The backup alarm field sits near the bottom of most pre-shift inspection forms, after the operator has already checked fuel levels and tire condition and is mentally ready to start the shift. That placement is not accidental—it reflects the informal hierarchy of "things that will obviously stop a forklift from running" versus "safety systems that only matter when something else goes wrong." The problem is that backup alarms fail silently. A dead alarm makes no noise. You don't find out about it until a pedestrian walks into a travel lane that wasn't announced.

This Forklift Daily Inspection template in Memento Database treats the backup alarm as a co-equal check with steering and brakes, not an afterthought. Lights and backup alarm occupy a single dedicated field, checked and recorded together, because the regulatory logic is the same: both systems are required to be functional before the shift starts, and neither one announces its own failure.

What the Mast Section Actually Covers

The mast, carriage, and attachments field is the most information-dense entry on the checklist. In practice it encompasses carriage cracking, bent tines, worn attachment pins, mast chain tension and lubrication, roller wear, and any signs of hydraulic weeping from lift cylinder seals. A forklift that lifts load after load with a hydraulic weep at the rod seal is a forklift that will eventually drop a load without any other warning.

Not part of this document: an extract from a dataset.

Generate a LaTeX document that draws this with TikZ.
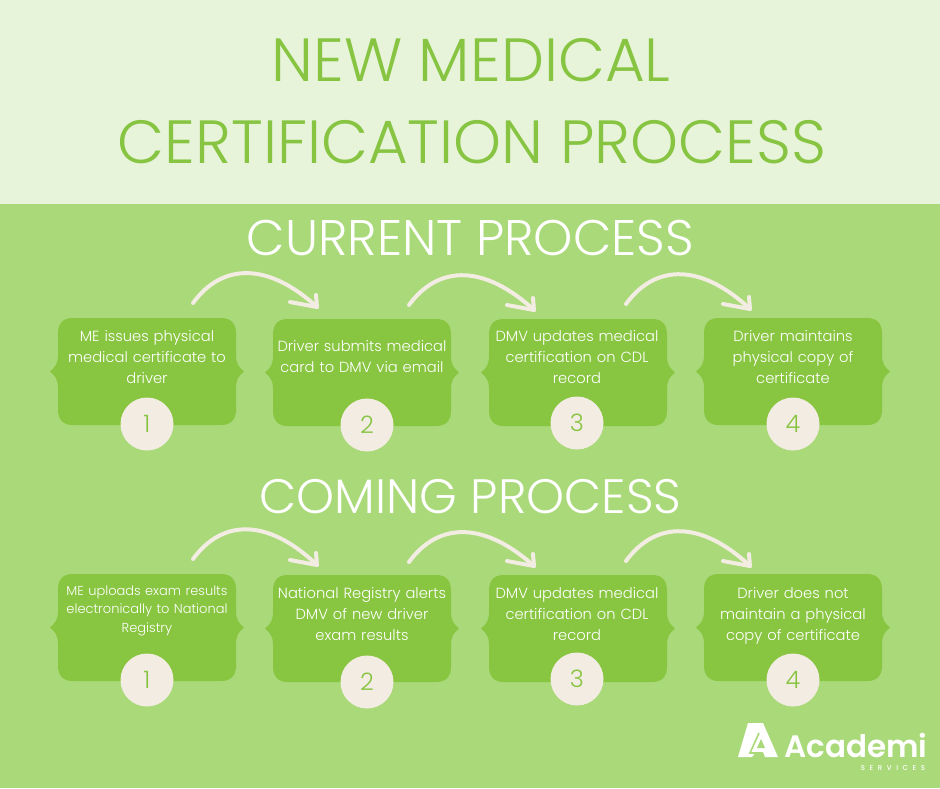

The inspection does not require a detailed written description for every check—but Memento's text field accepts exactly that when something is off. The difference between a record that says "mast OK" and one that says "minor hydraulic seep at left lift cylinder rod, photographed, maintenance notified, shift cleared" is the difference between a maintenance log and a legal document.

Tire condition is a separate field. On cushion-tire indoor machines running smooth concrete, this check is fast. On pneumatic-tire yard trucks operating on asphalt aprons with debris from receiving operations, it is the check that keeps a load from becoming a tip-over statistic. Load center physics change the moment a rear tire loses significant pressure on one side.

Site Assessment Before the First Move

The worksite fields—uneven terrain, hazards, weather, worker location, and material access—are sequenced at the end of the checklist deliberately. They assess the environment the forklift is about to operate in, not the machine itself. These five checks are the ones most often skipped when the operator is pulled from one zone to another mid-shift and is expected to already know the site conditions.

A frozen dock plate that looks solid from the cab is a terrain check. A pallet stack that has shifted overnight and is now partially blocking the primary travel lane is a hazard check. A crew doing overhead work in Aisle 7 that nobody communicated to the forklift operator is a worker location check. Each of these fields exists because the incident reports from OSHA inspection fatality reviews are full of situations where the machine was fine and the environment killed someone.

The Forklift ID serial number field at the top of each record is the link between the inspection log and the maintenance history. One machine, one log. When the same serial number shows a brake lever complaint across six separate inspection records over three weeks, the pattern is visible. In a paper-based system scattered across shift binders, that pattern doesn't become visible until after the hydraulic brake fade incident on the loading dock.